Speaking about these freighters and other planned passenger aircraft, the Group said the aircraft will help “maintain required capacity despite manufacturer delays to new aircraft” and “burn up to 25% less fuel than the models they replace”.
However, the Group did not specify when these freighters would arrive, which company would be converting them, or whether they were already converted, and where they would operate.
Air Cargo News has contacted Qantas for comment.
In August 2022, Qantas Freight said it would increase its domestic fleet with six Airbus A321 passenger to freighter (P2F) aircraft to meet growing e-commerce demand from its customers.
The Australian airfreight carrier said the A321s, which are expected to progressively arrive between 2024 and mid-2026, will be sourced on the open market and converted to freighters.
Air Cargo News is awaiting clarification on whether the three A321P2Fs recently announced are in addition to the six A321P2Fs announced in August last year, or part of this previous deal.

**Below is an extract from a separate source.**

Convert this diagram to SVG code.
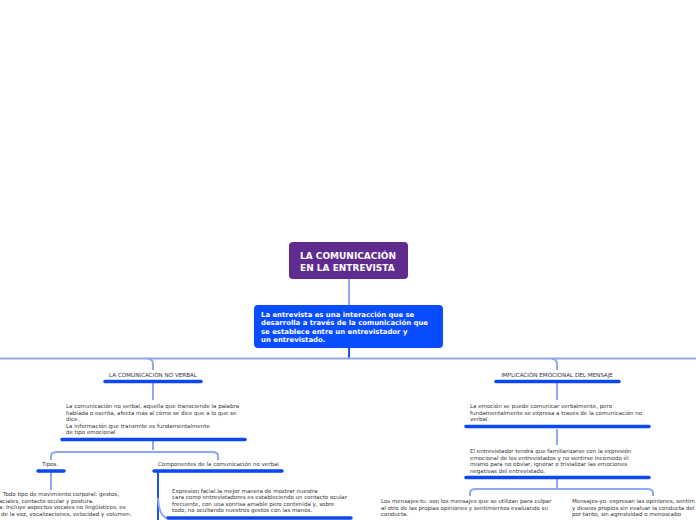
<svg xmlns="http://www.w3.org/2000/svg" width="696" height="520" viewBox="0 0 696 520">
<style>
.t{font-family:"DejaVu Sans",Verdana,sans-serif;font-size:5.5px;fill:#333}
.h{font-family:"DejaVu Sans",Verdana,sans-serif;font-size:5.6px;fill:#333;text-anchor:middle}
.w{font-family:"DejaVu Sans",Verdana,sans-serif;font-weight:bold;fill:#fff}
.c{fill:none;stroke:#8ea8f2;stroke-width:2}
.cd{fill:none;stroke:#1a52ee;stroke-width:2}
.u{stroke:#0a48f0;stroke-width:3.5;stroke-linecap:round}
</style>
<rect width="696" height="520" fill="#fff"/>
<g id="connectors">
<line class="c" x1="349" y1="279" x2="349" y2="305"/>
<line class="cd" x1="349" y1="348" x2="349" y2="358"/>
<line class="c" x1="0" y1="358.5" x2="696" y2="358.5"/>
<path class="c" d="M148,359 Q153,359 153,364 L153,370"/>
<path class="c" d="M552,359 Q557,359 557,364 L557,370"/>
<line class="c" x1="153" y1="383" x2="153" y2="400"/>
<line class="c" x1="153" y1="441" x2="153" y2="450"/>
<path class="c" d="M51,460 L51,456 Q51,452 57,452 L212,452 Q218,452 218,456 L218,460"/>
<line class="c" x1="51" y1="472" x2="51" y2="490"/>
<path class="cd" d="M158,472 L158,520"/>
<path class="c" d="M158,498 Q159,516 167,518"/>
<line class="c" x1="557" y1="383" x2="557" y2="400"/>
<line class="c" x1="557" y1="429" x2="557" y2="445"/>
<line class="c" x1="557" y1="479" x2="557" y2="489"/>
<path class="c" d="M470,496 L470,493 Q470,489 476,489 L647,489 Q653,489 653,493 L653,496"/>
</g>
<g id="root">
<rect x="289" y="242" width="119" height="37" rx="4" fill="#5f2b8f"/>
<text class="w" font-size="9" x="300" y="259">LA COMUNICACIÓN</text>
<text class="w" font-size="9" x="300" y="270.5">EN LA ENTREVISTA</text>
</g>
<g id="entrevista">
<rect x="254" y="305" width="189" height="43" rx="4" fill="#0a4cff"/>
<text class="w" font-size="6.9" x="261" y="317">La entrevista es una interacción que se</text>
<text class="w" font-size="6.9" x="261" y="325.3">desarrolla a través de la comunicación que</text>
<text class="w" font-size="6.9" x="261" y="333.6">se establece entre un entrevistador y</text>
<text class="w" font-size="6.9" x="261" y="342">un entrevistado.</text>
</g>
<g id="noverbal">
<text class="h" x="153" y="377">LA COMUNICACIÓN NO VERBAL</text>
<line class="u" x1="105" y1="381.5" x2="201" y2="381.5"/>
</g>
<g id="noverbal-def">
<text class="t" x="66" y="408">La comunicación no verbal, aquella que transciende la palabra</text>
<text class="t" x="66" y="414.5">hablada o escrita, afecta más al cómo se dice que a lo que se</text>
<text class="t" x="66" y="421">dice.</text>
<text class="t" x="66" y="427.5">La información que transmite es fundamentalmente</text>
<text class="t" x="66" y="434">de tipo emocional</text>
<line class="u" x1="62" y1="439.5" x2="245" y2="439.5"/>
</g>
<g id="tipos">
<text class="t" x="42" y="465.5">Tipos.</text>
<line class="u" x1="38" y1="471" x2="64" y2="471"/>
</g>
<g id="tipos-texto">
<text class="t" x="3" y="496">Todo tipo de movimiento corporal: gestos,</text>
<text class="t" x="-1" y="502.5">aciales, contacto ocular y postura.</text>
<text class="t" x="-1" y="509">a: Incluye aspectos vocales no lingüísticos, es</text>
<text class="t" x="1" y="515.5">de la voz, vocalizaciones, velocidad y volumen.</text>
</g>
<g id="componentes">
<text class="t" x="158" y="465.5">Componentes de la comunicación no verbal</text>
<line class="u" x1="154" y1="471" x2="282" y2="471"/>
</g>
<g id="expresion">
<text class="t" x="172" y="492.5">Expresion facial.la mejor manera de mostrar nuestra</text>
<text class="t" x="172" y="499">cara como entrevistadores es estableciendo un contacto ocular</text>
<text class="t" x="172" y="505.5">frecuente, con una sonrisa amable pero contenida y, sobre</text>
<text class="t" x="172" y="512">todo, no ocultando nuestros gestos con las manos.</text>
<line class="u" x1="168" y1="518" x2="351" y2="518"/>
</g>
<g id="implicacion">
<text class="h" x="557" y="377">IMPLICACIÓN EMOCIONAL DEL MENSAJE</text>
<line class="u" x1="496" y1="381.5" x2="619" y2="381.5"/>
</g>
<g id="emocion">
<text class="t" x="470" y="408">La emoción se puede comunicar verbalmente, pero</text>
<text class="t" x="470" y="414.5">fundamentalmente se expresa a través de la comunicación no</text>
<text class="t" x="470" y="421">verbal.</text>
<line class="u" x1="466" y1="426.5" x2="649" y2="426.5"/>
</g>
<g id="entrevistador">
<text class="t" x="470" y="453">El entrevistador tendrá que familiarizarse con la expresión</text>
<text class="t" x="470" y="459.5">emocional de los entrevistados y no sentirse incómodo él</text>
<text class="t" x="470" y="466">mismo para no obviar, ignorar o trivializar las emociones</text>
<text class="t" x="470" y="472.5">negativas del entrevistado.</text>
<line class="u" x1="466" y1="477.5" x2="649" y2="477.5"/>
</g>
<g id="mensajes-tu">
<text class="t" x="381" y="503">Los mensajes-tu. son los mensajes que se utilizan para culpar</text>
<text class="t" x="381" y="509.5">al otro de las propias opiniones y sentimientos evaluando su</text>
<text class="t" x="381" y="516">conducta.</text>
</g>
<g id="mensajes-yo">
<text class="t" x="572" y="503">Mensajes-yo. expresan las opiniones, sentim</text>
<text class="t" x="572" y="509.5">y deseos propios sin evaluar la conducta del</text>
<text class="t" x="572" y="516">por tanto, sin agresividad o menoscabo</text>
</g>
</svg>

Qantas is also converting two widebody A330s to freighters, one of which will be used on the domestic network. It will also continue to supplement its fleet with wet-leased aircraft.
In a press release about its results for the first half of the financial year 2023, the Group said it earned A$1.43bn underlying profit before tax to December 31 2022, which is 49% higher than the prior first half record result achieved in full year 2018.
“The drivers of this result were consistently strong travel demand, higher yields and cost improvements from the Group’s A$1bn recovery programme that is nearing completion,” said Qantas.
Group chief executive Alan Joyce commented: “This is a huge turnaround considering the massive losses we were facing just 12 months ago.
“When we restructured the business at the start of Covid, it was to make sure we could bounce back quickly when travel returned. That’s effectively what’s happened, but it’s the strength of the demand that has driven such a strong result.
“Fares have risen because of higher fuel costs, but also because supply chain and resourcing issues meant capacity hasn’t kept up with demand. Now those challenges are starting to unwind, we can add more capacity and that will put downward pressure on fares.